━━ Collected data
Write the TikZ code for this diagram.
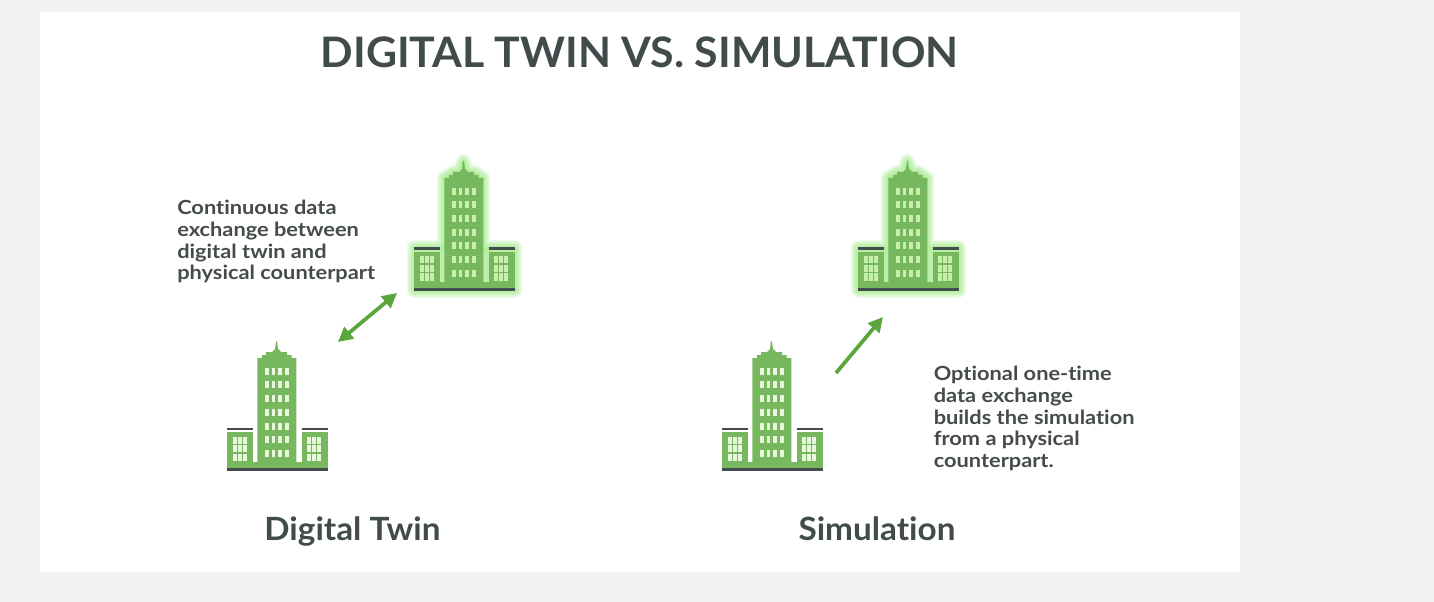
\documentclass[tikz,border=0pt]{standalone}
\usepackage{fontspec}
\setmainfont{Lato}[Ligatures=NoCommon]
\newfontfamily\titlefont[FakeStretch=1.02,Ligatures=NoCommon]{Lato}
\newfontfamily\namefont[FakeStretch=1.04,Ligatures=NoCommon]{Lato}
\newfontfamily\notefont[FakeStretch=1.12,Ligatures=NoCommon]{Lato}
\usetikzlibrary{arrows.meta,positioning}
\definecolor{bggray}{HTML}{F2F2F2}
\definecolor{bldgreen}{HTML}{77B85F}
\definecolor{winlight}{HTML}{E8F6DE}
\definecolor{winglow}{HTML}{C8F0AC}
\definecolor{glowgreen}{HTML}{B2EE9E}
\definecolor{roofdark}{HTML}{434D4D}
\definecolor{arrowgreen}{HTML}{5AA63C}
\definecolor{titlegray}{HTML}{414B4B}
\definecolor{notegray}{HTML}{454B4B}
\newcommand{\towerpath}{(30.3,-7) -- (30.3,-111) -- (35,-111) -- (35,-114) -- (39,-114) -- (39,-117) -- (45,-117) -- (48,-120) -- (49,-128) -- (50,-128) -- (51,-120) -- (54,-117) -- (60,-117) -- (60,-114) -- (64.5,-114) -- (64.5,-111) -- (69.3,-111) -- (69.3,-7) -- cycle}
\tikzset{
  titletext/.style={font=\titlefont\fontsize{31.5pt}{36pt}\selectfont\bfseries,text=titlegray,inner sep=0pt,anchor=base},
  nametext/.style={font=\namefont\fontsize{24pt}{27pt}\selectfont\bfseries,text=titlegray,inner sep=0pt,anchor=base},
  notetext/.style={font=\notefont\fontsize{14.6pt}{16.3pt}\selectfont\bfseries,text=notegray,align=left,anchor=north west,inner sep=0pt},
  dataarrow/.style={draw=arrowgreen,line width=2.8pt},
  tip/.style={-{Triangle[length=11pt,width=11pt]}},
  twotip/.style={{Triangle[length=11pt,width=11pt]}-{Triangle[length=11pt,width=11pt]}},
  building/.pic={
    \fill[bldgreen] \towerpath;
    \fill[bldgreen] (0,-37) rectangle (26,-7);
    \fill[bldgreen] (75,-37) rectangle (101,-7);
    \fill[bldgreen] (0,-7) rectangle (101,-1);
    \fill[roofdark] (0,-41.5) rectangle (26,-38.8);
    \fill[roofdark] (75,-41.5) rectangle (101,-38.8);
    \fill[roofdark] (0,-1) rectangle (101,1.5);
    \foreach \row in {0,...,6}
      \foreach \col in {0,...,3}
        \fill[winlight] ({38+\col*6.7},{-101.3+\row*13.7}) rectangle ++(3.7,7);
    \foreach \wing in {5.7,79.7}
      \foreach \row in {0,1,2}
        \foreach \col in {0,1,2}
          \fill[winlight] ({\wing+\col*5},{-32.5+\row*8.5}) rectangle ++(3.8,7);
  },
  glowbuilding/.pic={
    \foreach \w/\op in {11/0.2,9/0.25,7/0.3,5/0.35,3/0.45}
      \draw[glowgreen,opacity=\op,fill=glowgreen,line width=\w pt,line join=round]
        (0,-41.5) -- (30,-41.5) -- (30,-111) -- (39,-117) -- (45,-117) -- (49.5,-128) -- (54,-117) -- (60,-117) -- (69,-111) -- (69,-41.5) -- (101,-41.5) -- (101,1.5) -- (0,1.5) -- cycle;
    \colorlet{winlight}{winglow}
    \pic {building};
  }
}
\begin{document}
\begin{tikzpicture}[x=0.75pt,y=-0.75pt]
  \useasboundingbox (0,0) rectangle (1434,602);
  \fill[bggray] (0,0) rectangle (1434,602);
  \fill[white] (40,12) rectangle (1240,572);

  \node[titletext] (title) at (639.5,68) {DIGITAL TWIN VS. SIMULATION};
  \node[nametext] (twinname) at (352.5,540) {Digital Twin};
  \node[nametext] (simname) at (877,540) {Simulation};

  \pic at (227,469) {building};
  \pic at (414,289) {glowbuilding};
  \pic at (722,469) {building};
  \pic at (858,289) {glowbuilding};

  \node[notetext] (twinnote) at (177,200) {Continuous data\\exchange between\\digital twin and\\physical counterpart};
  \node[notetext] (simnote) at (933.5,366) {Optional one-time\\data exchange\\builds the simulation\\from a physical\\counterpart.};

  \coordinate (twinlow) at (338,342);
  \coordinate (twinhigh) at (397,293);
  \coordinate (simlow) at (836,373);
  \coordinate (simhigh) at (883,317);
  \draw[dataarrow,twotip] (twinlow) -- (twinhigh);
  \draw[dataarrow,tip] (simlow) -- (simhigh);
\end{tikzpicture}
\end{document}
━━━━
Every line is to be duplicated exactly, though pictures stay out.

Write the TikZ code for this diagram.
\documentclass[tikz,border=0pt]{standalone}
\usepackage{fontspec}
\setmainfont{Lato}[Ligatures=NoCommon]
\newfontfamily\titlefont[FakeStretch=1.02,Ligatures=NoCommon]{Lato}
\newfontfamily\namefont[FakeStretch=1.04,Ligatures=NoCommon]{Lato}
\newfontfamily\notefont[FakeStretch=1.12,Ligatures=NoCommon]{Lato}
\usetikzlibrary{arrows.meta,positioning}
\definecolor{bggray}{HTML}{F2F2F2}
\definecolor{bldgreen}{HTML}{77B85F}
\definecolor{winlight}{HTML}{E8F6DE}
\definecolor{winglow}{HTML}{C8F0AC}
\definecolor{glowgreen}{HTML}{B2EE9E}
\definecolor{roofdark}{HTML}{434D4D}
\definecolor{arrowgreen}{HTML}{5AA63C}
\definecolor{titlegray}{HTML}{414B4B}
\definecolor{notegray}{HTML}{454B4B}
\newcommand{\towerpath}{(30.3,-7) -- (30.3,-111) -- (35,-111) -- (35,-114) -- (39,-114) -- (39,-117) -- (45,-117) -- (48,-120) -- (49,-128) -- (50,-128) -- (51,-120) -- (54,-117) -- (60,-117) -- (60,-114) -- (64.5,-114) -- (64.5,-111) -- (69.3,-111) -- (69.3,-7) -- cycle}
\tikzset{
  titletext/.style={font=\titlefont\fontsize{31.5pt}{36pt}\selectfont\bfseries,text=titlegray,inner sep=0pt,anchor=base},
  nametext/.style={font=\namefont\fontsize{24pt}{27pt}\selectfont\bfseries,text=titlegray,inner sep=0pt,anchor=base},
  notetext/.style={font=\notefont\fontsize{14.6pt}{16.3pt}\selectfont\bfseries,text=notegray,align=left,anchor=north west,inner sep=0pt},
  dataarrow/.style={draw=arrowgreen,line width=2.8pt},
  tip/.style={-{Triangle[length=11pt,width=11pt]}},
  twotip/.style={{Triangle[length=11pt,width=11pt]}-{Triangle[length=11pt,width=11pt]}},
  building/.pic={
    \fill[bldgreen] \towerpath;
    \fill[bldgreen] (0,-37) rectangle (26,-7);
    \fill[bldgreen] (75,-37) rectangle (101,-7);
    \fill[bldgreen] (0,-7) rectangle (101,-1);
    \fill[roofdark] (0,-41.5) rectangle (26,-38.8);
    \fill[roofdark] (75,-41.5) rectangle (101,-38.8);
    \fill[roofdark] (0,-1) rectangle (101,1.5);
    \foreach \row in {0,...,6}
      \foreach \col in {0,...,3}
        \fill[winlight] ({38+\col*6.7},{-101.3+\row*13.7}) rectangle ++(3.7,7);
    \foreach \wing in {5.7,79.7}
      \foreach \row in {0,1,2}
        \foreach \col in {0,1,2}
          \fill[winlight] ({\wing+\col*5},{-32.5+\row*8.5}) rectangle ++(3.8,7);
  },
  glowbuilding/.pic={
    \foreach \w/\op in {11/0.2,9/0.25,7/0.3,5/0.35,3/0.45}
      \draw[glowgreen,opacity=\op,fill=glowgreen,line width=\w pt,line join=round]
        (0,-41.5) -- (30,-41.5) -- (30,-111) -- (39,-117) -- (45,-117) -- (49.5,-128) -- (54,-117) -- (60,-117) -- (69,-111) -- (69,-41.5) -- (101,-41.5) -- (101,1.5) -- (0,1.5) -- cycle;
    \colorlet{winlight}{winglow}
    \pic {building};
  }
}
\begin{document}
\begin{tikzpicture}[x=0.75pt,y=-0.75pt]
  \useasboundingbox (0,0) rectangle (1434,602);
  \fill[bggray] (0,0) rectangle (1434,602);
  \fill[white] (40,12) rectangle (1240,572);

  \node[titletext] (title) at (639.5,68) {DIGITAL TWIN VS. SIMULATION};
  \node[nametext] (twinname) at (352.5,540) {Digital Twin};
  \node[nametext] (simname) at (877,540) {Simulation};

  \pic at (227,469) {building};
  \pic at (414,289) {glowbuilding};
  \pic at (722,469) {building};
  \pic at (858,289) {glowbuilding};

  \node[notetext] (twinnote) at (177,200) {Continuous data\\exchange between\\digital twin and\\physical counterpart};
  \node[notetext] (simnote) at (933.5,366) {Optional one-time\\data exchange\\builds the simulation\\from a physical\\counterpart.};

  \coordinate (twinlow) at (338,342);
  \coordinate (twinhigh) at (397,293);
  \coordinate (simlow) at (836,373);
  \coordinate (simhigh) at (883,317);
  \draw[dataarrow,twotip] (twinlow) -- (twinhigh);
  \draw[dataarrow,tip] (simlow) -- (simhigh);
\end{tikzpicture}
\end{document}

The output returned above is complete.